Évoluant toujours parmi des eaux primitives, notre vieux corps conserve une musculature enclavée, convexe et due à sa position étale sur la Terre depuis les siècles des siècles. Depuis son antédiluvien dérapage sur les flaques boueuses du rivage, ses contorsions grégaires l'ont toujours porter vers l'eau — quoi d'autre —, vers l'horizontalité des eaux et cette volonté concrète, incompréhensible, abstraite de l'eau à refléter le visage. Le choc mental engendré par un fragment de corps glissant par-dessus de l'eau lisse est encore et toujours, ici et maintenant, incrusté dans le geste de base du miroitier, dans l'abîme dynamique vrillé dans l'œil qui se mire. C'est plat. Ce que je voit est tout plat, et comme je ne sais pas en faire le tour je fore vers l'intérieur et me dévore moi-même.
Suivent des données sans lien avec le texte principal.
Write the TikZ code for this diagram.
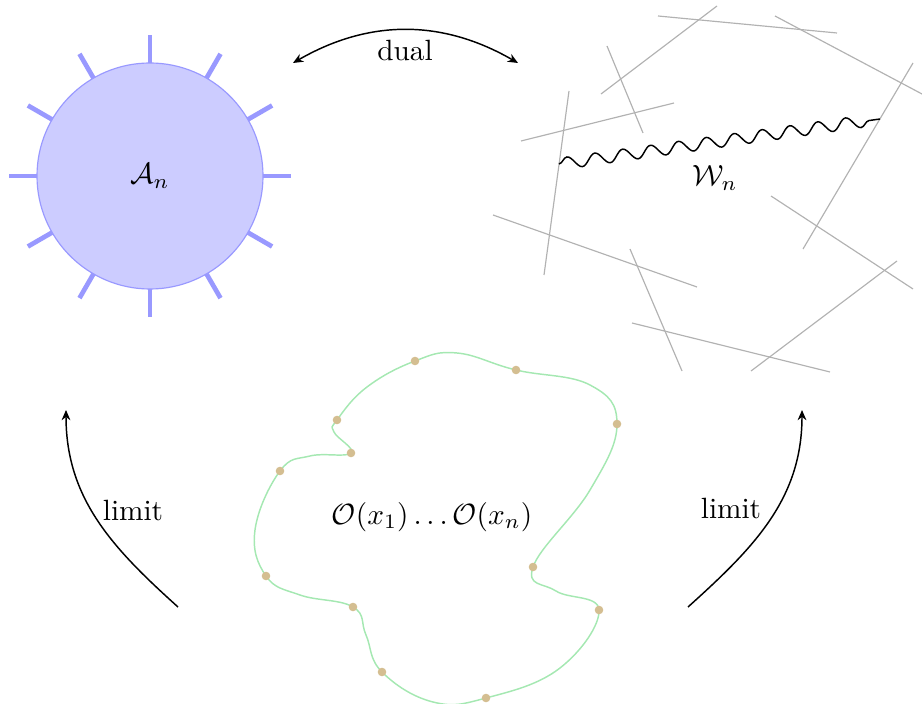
\documentclass[tikz,border=0pt]{standalone}
\usetikzlibrary{arrows.meta,decorations.pathmorphing,calc}
\definecolor{discfill}{RGB}{204,204,255}
\definecolor{discline}{RGB}{153,153,255}
\definecolor{blobline}{RGB}{165,232,178}
\definecolor{blobdot}{RGB}{212,190,145}

\tikzset{
  leg/.style={discline, line width=1.6pt},
  wire/.style={gray!60, line width=0.4pt},
  flow/.style={-{Stealth[length=3.5pt,width=3pt]}, line width=0.5pt},
  twoway/.style={{Stealth[length=3.5pt,width=3pt]}-{Stealth[length=3.5pt,width=3pt]}, line width=0.5pt},
  wavy/.style={decorate, decoration={snake, segment length=9.6pt, amplitude=2pt}, line width=0.5pt},
}

\begin{document}
\begin{tikzpicture}[x=0.012cm, y=0.012cm]
    \useasboundingbox (0,0) rectangle (922,703);

    % disc with legs
    \coordinate (ac) at (150,527);
    \foreach \a in {0,30,...,330}
      \draw[leg] ($(ac)+(\a:110)$) -- ($(ac)+(\a:141)$);
    \draw[fill=discfill, draw=discline, line width=0.4pt] (ac) circle (113);
    \node (an) at (ac) {$\mathcal{A}_n$};

    % random lines
    \draw[wire] (658,687) -- (837,670);
    \draw[wire] (717,697) -- (601,609);
    \draw[wire] (775,687) -- (922,609);
    \draw[wire] (607,657) -- (643,570);
    \draw[wire] (674,600) -- (521,562);
    \draw[wire] (569,612) -- (544,428);
    \draw[wire] (913,640) -- (803,454);
    \draw[wire] (493,488) -- (697,416);
    \draw[wire] (771,507) -- (913,414);
    \draw[wire] (630,454) -- (682,332);
    \draw[wire] (897,442) -- (751,332);
    \draw[wire] (632,380) -- (830,331);

    \coordinate (ws) at (559,539);
    \coordinate (we) at (880,584);
    \draw[wavy] (ws) -- (we);
    \node (wn) at (715,525) {$\mathcal{W}_n$};

    % dual arrow
    \coordinate (dl) at (293,640);
    \coordinate (dr) at (518,640);
    \draw[twoway] (dl) to[bend left=30] (dr);
    \node (dual) at (405,652) {dual};

    % blob of operators
    \draw[blobline, line width=0.5pt] plot[smooth cycle, tension=0.7] coordinates {
      (415,342) (457,350) (516,333) (590,318) (617,279) (590,213)
      (533,136) (556,112) (599,93) (560,35) (486,5) (433,1)
      (382,31) (366,68) (353,96) (300,108) (266,127) (255,173)
      (280,232) (310,247) (351,250) (334,271) (337,283) (367,316)};
    \foreach \p in {(415,342),(516,333),(617,279),(533,136),(599,93),(486,5),
                    (382,31),(353,96),(266,127),(280,232),(351,250),(337,283)}
      \fill[blobdot] \p circle (4.3);
    \node (ops) at (432,186) {$\mathcal{O}(x_1)\ldots\mathcal{O}(x_n)$};

    % limits
    \coordinate (ll0) at (178,96);
    \coordinate (ll1) at (66,293);
    \draw[flow] (ll0) to[out=138, in=-90] (ll1);
    \node (liml) at (133,193) {limit};

    \coordinate (lr0) at (688,96);
    \coordinate (lr1) at (802,293);
    \draw[flow] (lr0) to[out=42, in=-90] (lr1);
    \node (limr) at (731,195) {limit};
\end{tikzpicture}
\end{document}
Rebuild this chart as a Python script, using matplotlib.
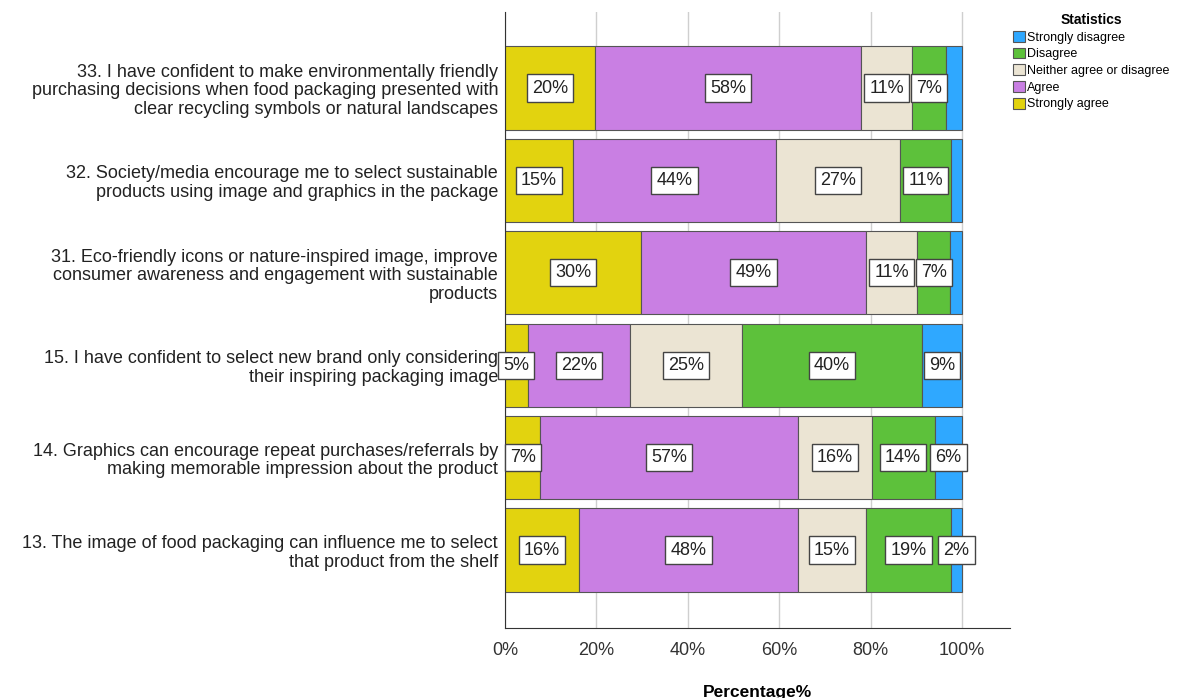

L'hypothèse déductive et contractive du visage, de sa révélation permanente et de ses métamorphoses postule ce que partout ailleurs, partout autour l'on nomme force des choses, et qui ne parvient jamais à boucher ce trou béant que demeure l'existence sourde du dos. L'idée d'un autre soi-même peut survenir. Celle d'un soi fantôme, d'un soi tombé par-derrière le cou et les épaules et comme enfui au loin, enfoui vers le bas, évoluant de manière considérable en absolvant des bras, en rentrant des membres, en cachant des armes restées là, menaçantes, dans le saint des saints du système nerveux central. Les germes de la fiction gisent comme des trous noirs dans les déficits du miroir.
Il y a un ordre du dos comme il y a un ordre du jour ou un ordre du monde. Historiquement c'est un mouvement quasi continu qui nous a poussé vers le haut, sans cesser jamais de mettre en relief la lumière noire du sol, de la terre, du fin-fond enterré qui est la pente naturelle de l'Homme. C'est un système de régulation incorporé et définitif, un terreau commun à tous les animaux, et qui demeure relié à son attache première, à cette aire, à cette berge boueuse, à cette plage liminaire doucement inclinée vers l'horloge infinie de la mer. La mer nuit permanente. La mer toujours là. La mer cette consolante éternelle. La mer, et son miroir sans dos.